I also like the idea of being able to haul things plated as an RV without the watchful eyes of the road patrol.  I have been looking at race trailers for quite some time, but now I have my eye on an older 30-foot four house trailer with a camper in the front.  It's 7.5 foot wide and they only want $3,000 for it.  I might go look at it after work today, I think it would be wide enough for most tractors.

Enclosed Trailers
« Reply #6 on: September 15, 2009, 06:57:23 PM »
Because I am in the company of people with experience I will ask a question or two.  My ideal enclosed trailer for what I need to accomplish would be 12 to 16 in length and a minimum of 7 feet wide.  In addition, I am looking for two axle with brakes and a V nose for easier pulling.  An aluminum frame would be a plus, but is pretty hard to find in a used unit in my search so far. Having said all of that, anyone have any comments or advise you wish to offer.

Thanks,

Charlie V.

enclosed trailers
« Reply #7 on: September 18, 2009, 12:00:02 PM »
I've thought in the past that an enclosed trailer would be nice to have.  Although I've never thought of using an enclosed trailer for a tractor.  But then in the past my tractors have been big enough that getting into an enclosed trailer wouldn't be easy.

Also my tractors are pretty trailer queens that I try to keep cleaned and waxed.

However, when it comes to engines I think an enclosed trailer would be nice to have in a lot of cases.

I've hauled engines across the country several times and from experience now that they can be pretty grimmy and coated with all sorts of stuff when exposed to the weather on the road.  Would be a lot nicer starting out with a clean engine and still having a clean engine when you arrive at a show.

There is also the increased security of transporting it out of sight.  I know of many nights parked at motels hoping no one messed with my trailer load.

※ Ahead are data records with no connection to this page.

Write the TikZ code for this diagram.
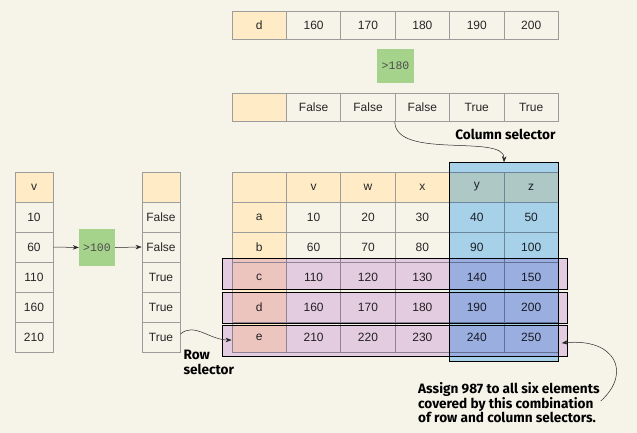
\documentclass[tikz,border=0pt]{standalone}
\usepackage{fontspec}
\setmainfont{Liberation Sans}
\newfontfamily\notefont{Fira Sans}
\newfontfamily\codefont{Liberation Mono}
\usetikzlibrary{arrows.meta,positioning,fit}

\definecolor{paper}{HTML}{F6F4E9}
\definecolor{hdr}{HTML}{FFEBC6}
\definecolor{opgreen}{HTML}{A6D38C}
\definecolor{rowpink}{HTML}{EDD6F6}
\definecolor{colblue}{HTML}{AEDAFF}
\definecolor{gridgray}{HTML}{9C9C9C}

\tikzset{
  cell/.style={draw=gridgray, line width=0.8pt, fill=paper, minimum width=54.4pt,
    minimum height=30pt, inner sep=0pt, text=black!85,
    font=\fontsize{12}{14}\selectfont},
  hcell/.style={cell, fill=hdr},
  thin cell/.style={minimum width=38pt},
  flat cell/.style={minimum height=28pt},
  opbox/.style={fill=opgreen, inner sep=0pt, text=black!70,
    font=\codefont\fontsize{11.5}{13}\selectfont},
  rowsel/.style={draw=black, line width=0.7pt, fill=rowpink, inner xsep=9pt, inner ysep=0pt},
  colsel/.style={draw=black, line width=0.7pt, fill=colblue, inner xsep=0pt, inner ysep=9pt},
  note/.style={font=\notefont\bfseries\fontsize{13.6}{14.8}\selectfont, align=left, inner sep=0pt},
  arr/.style={-{Stealth[length=6pt,width=4.5pt]}, line width=0.5pt, black!85},
}

\begin{document}
\begin{tikzpicture}[x=1pt,y=-1pt]

        %Background
        \fill[paper] (0,0) rectangle (637,433);

        %Row d on top
        \foreach \lbl [count=\col from 0] in {d,160,170,180,190,200}
          \node[cell, flat cell] (d\col) at ({232+54.4*(\col+0.5)},25) {\lbl};
        \node[hcell, flat cell] at (d0) {d};

        %Comparison >180
        \node[opbox, minimum width=37pt, minimum height=34pt] (gt180) at (395.5,66) {>180};

        %Column selector row
        \foreach \lbl [count=\col from 0] in {{},False,False,False,True,True}
          \node[cell, flat cell] (s\col) at ({232+54.4*(\col+0.5)},107) {\lbl};
        \node[hcell, flat cell] at (s0) {};

        %Series v on the left
        \node[hcell, thin cell] (v0) at (34,187) {v};
        \foreach \lbl [count=\row] in {10,60,110,160,210}
          \node[cell, thin cell] (v\row) at (34,{187+30*\row}) {\lbl};

        %Comparison >100
        \node[opbox, minimum width=36pt, minimum height=37pt] (gt100) at (97,247.5) {>100};

        %Row selector column
        \node[hcell, thin cell] (b0) at (161,187) {};
        \foreach \lbl [count=\row] in {False,False,True,True,True}
          \node[cell, thin cell] (b\row) at (161,{187+30*\row}) {\lbl};

        %Data frame
        \foreach \lbl [count=\col from 0] in {{},v,w,x,y,z}
          \node[hcell] (t-0-\col) at ({232+54.4*(\col+0.5)},187) {\lbl};
        \foreach \lbl [count=\row] in {a,b,c,d,e}{
          \node[hcell] (t-\row-0) at (259.2,{187+30*\row}) {\lbl};
          \foreach \col in {1,...,5}{
            \pgfmathtruncatemacro\val{10*(5*(\row-1)+\col)}
            \node[cell] (t-\row-\col) at ({232+54.4*(\col+0.5)},{187+30*\row}) {\val};
          }
        }

        %Selected rows and columns
        \begin{scope}[blend mode=multiply]
          \node[rowsel, fit=(t-3-0)(t-3-5), yshift=3pt] (rowc) {};
          \node[rowsel, fit=(t-4-0)(t-4-5), yshift=-1pt] (rowd) {};
          \node[rowsel, fit=(t-5-0)(t-5-5), yshift=-3.5pt] (rowe) {};
          \node[colsel, fit=(t-0-4)(t-5-5)] (cols) {};
        \end{scope}

        %Arrows through >100
        \draw[arr] (v2.east) -- (gt100.west);
        \draw[arr] (gt100.east) -- (b2.west);

        %Column selector
        \draw[arr] (s3.south west) .. controls +(0,39) and +(1,-29) .. (cols.north);
        \node[note, anchor=east] (colnote) at ([xshift=-3pt,yshift=-13pt]s5.south east) {Column selector};

        %Row selector
        \draw[arr] ([yshift=3pt]b5.east) .. controls +(14,-12) and +(-22,0) .. ([yshift=-3pt]t-5-0.west);
        \node[note, anchor=west] (rownote) at ([xshift=3pt,yshift=-10pt]b5.south east) {Row\\selector};

        %Note on the assignment
        \node[note, anchor=north west] (assign) at (418,382)
          {Assign 987 to all six elements\\covered by this combination\\of row and column selectors.};
        \coordinate (assigntip) at ([xshift=3pt,yshift=-6pt]t-5-5.east);
        \draw[arr] ([xshift=1pt,yshift=-19pt]assign.north east) .. controls +(31,-28) and +(54,-5) .. (assigntip);

\end{tikzpicture}
\end{document}
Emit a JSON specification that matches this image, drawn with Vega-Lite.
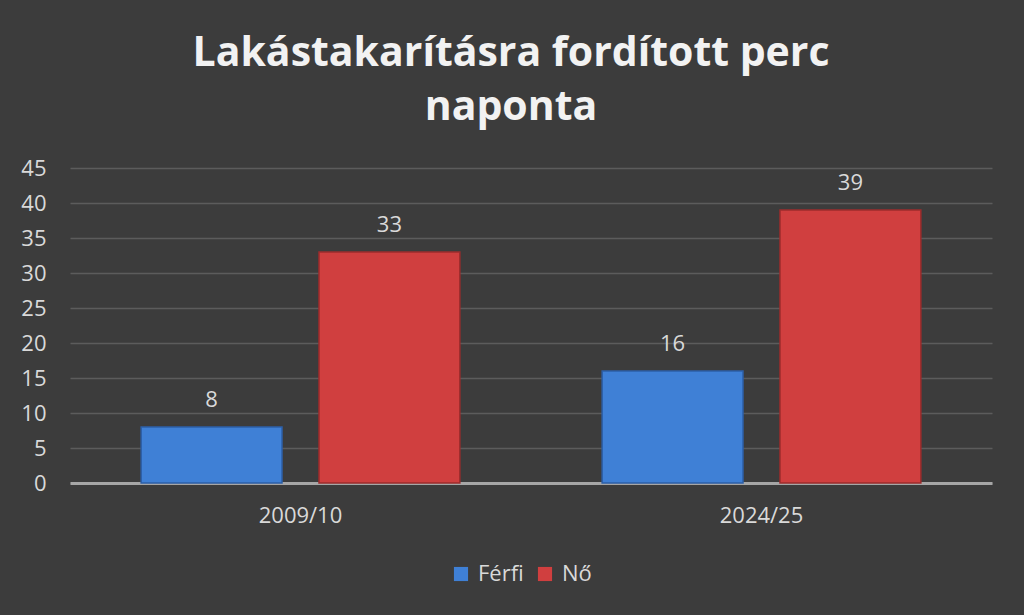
{
  "$schema": "https://vega.github.io/schema/vega-lite/v6.json",
  "autosize": {"type": "none"},
  "width": 922,
  "height": 315,
  "padding": {"left": 70, "top": 168, "right": 32, "bottom": 132},
  "background": "#3c3c3c",
  "title": {
    "text": ["Lakástakarításra fordított perc", "naponta"],
    "font": "Open Sans",
    "fontSize": 41,
    "fontWeight": "bold",
    "color": "#f2f2f2",
    "lineHeight": 54,
    "anchor": "middle",
    "dx": -20,
    "offset": 28
  },
  "data": {
    "values": [
      {"ev": "2009/10", "nem": "Férfi", "perc": 8},
      {"ev": "2009/10", "nem": "Nő", "perc": 33},
      {"ev": "2024/25", "nem": "Férfi", "perc": 16},
      {"ev": "2024/25", "nem": "Nő", "perc": 39}
    ]
  },
  "encoding": {
    "x": {
      "field": "ev",
      "type": "nominal",
      "title": null,
      "scale": {"paddingInner": 0, "paddingOuter": 0},
      "axis": {
        "labelAngle": 0,
        "labelFont": "Open Sans",
        "labelFontSize": 22,
        "labelColor": "#d9d9d9",
        "labelPadding": 22,
        "ticks": false,
        "domainColor": "#a6a6a6",
        "domainWidth": 3
      }
    },
    "xOffset": {
      "field": "nem",
      "type": "nominal",
      "scale": {"paddingInner": 0.208, "paddingOuter": 0.4}
    },
    "y": {
      "field": "perc",
      "type": "quantitative",
      "title": null,
      "scale": {"domain": [0, 45]},
      "axis": {
        "values": [0, 5, 10, 15, 20, 25, 30, 35, 40, 45],
        "labelFont": "Open Sans",
        "labelFontSize": 22,
        "labelColor": "#d9d9d9",
        "labelPadding": 24,
        "ticks": false,
        "domain": false,
        "gridColor": "#5c5c5c",
        "gridWidth": 1.5
      }
    }
  },
  "layer": [
    {
      "mark": {"type": "bar", "strokeWidth": 1.5},
      "encoding": {
        "color": {
          "field": "nem",
          "type": "nominal",
          "scale": {"domain": ["Férfi", "Nő"], "range": ["#3f80d6", "#d03f3f"]},
          "legend": {
            "title": null,
            "orient": "none",
            "legendX": 380,
            "legendY": 395,
            "direction": "horizontal",
            "symbolType": "square",
            "symbolSize": 200,
            "symbolStrokeWidth": 0,
            "labelFont": "Open Sans",
            "labelFontSize": 22,
            "labelColor": "#d9d9d9",
            "labelOffset": 6,
            "columnPadding": 10
          }
        },
        "stroke": {
          "field": "nem",
          "type": "nominal",
          "scale": {"domain": ["Férfi", "Nő"], "range": ["#2c5fa8", "#9c2c2c"]},
          "legend": null
        }
      }
    },
    {
      "mark": {"type": "text", "baseline": "bottom", "dy": -15, "font": "Open Sans", "fontSize": 22, "color": "#d9d9d9"},
      "encoding": {"text": {"field": "perc", "type": "quantitative"}}
    }
  ],
  "config": {"view": {"stroke": null}}
}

But on the flip side hauling things in the open invites people to talk to you at rest areas or anywhere you stop and they see something odd on your trailer.  Have had people tell me of other engines which I would have bought if my trailer hadn't already been full.

enclosed trailers
« Reply #8 on: September 19, 2009, 06:30:25 AM »
I saw an interesting set-up by an IH collector. He had a nice trailer finished out with skylights and a black and white checkerboard floor. After he unloaded his tractors, he turned it sideways behind them to create a museum for IH memorabilia. He filled it with stuff like IH toolboxes and tools from the 70's, dealer uniforms, hats, unopened oil cans, calendars, gas cans, fire extinguishers, literature and whatever else he could find that IH put their name on. It was far more interesting of a display than most of the tractors at the show.

enclosed trailers
« Reply #9 on: September 22, 2009, 10:01:52 AM »
The drawback I have against closed trailers is that I want to watch the load. What would happen if a chain or binder came loose and you couldn't see it? You would have a huge mess.....
Dave
Dave E

enclosed trailers
« Reply #10 on: September 23, 2009, 09:55:12 AM »
Dave,

You have to admit that there is some amount of faith that everything is still tied down even with an open trailer.  I am constantly checking the side mirrors to see that everything is secure, but you can't see the whole trailer.  I suppose once everthing is tied down inside, you could always stop once and a while to check (I do that with my open trailer anyway).  You could also install a camera in the trailer with a viewer in the truck, as those things are getting pretty cheap now a days.  I like the ease of loading my rusty finds with an open trailer, but once you get one up and running nice, an enclosed trailer seems to be the way to go (especially if you want a place to sleep without paying for a hotel/motel).

It's fun to dream...:rolleyes:

enclosed trailers
« Reply #11 on: November 11, 2009, 03:36:37 PM »
I finally bought an enclosed trailer, just this morning.  I have been looking for almost a year and ran into a deal I couldn't resist.  It is from a local construction company that had four 30-foot enclosed goosenecks that they were pulling off the road after several years of service.  It's a triple axle with a 14,500 GVW.  It a little rough, and needs TLC, like most of my tractors.  It came with an Onan generator and is hard wired with internal and external plugs, and electric heaters.  Only had to pay $1,000 for it.  Will be brining it home on Saturday.  For some reason my wife doesn't share my excitement...:)

enclosed trailers
« Reply #12 on: November 11, 2009, 04:56:54 PM »
Sounds like a lot of trailer for $1k.

Hope it works out for you.

How about posting a picture of that big trailer.

enclosed trailers
« Reply #13 on: November 12, 2009, 08:24:46 AM »
Wow $ 1,000.00 - That's a steal!

enclosed trailers
« Reply #14 on: November 12, 2009, 05:27:48 PM »
I thought it seemed like a steal to, they were posted on craigslist for about two weeks before I called.  When I found out they were still for sale, I jumped at the chance.  It is not a new trailer, and it has it's share of cosmetic defects, but everything is fixable, and all the major components are there.  They told me about 15 people had looked at the trailer before I bought it and most complained it was too much money, or needed too much work.  I couldn't wait to get them the $1000 as I have been shopping for over a year, and $1000 doesn't buy much of anything anymore.  It's not even that old, with a 1997 manufacture date.  I'll try to post a photo when I get it home, plan on picking it up on Saturday.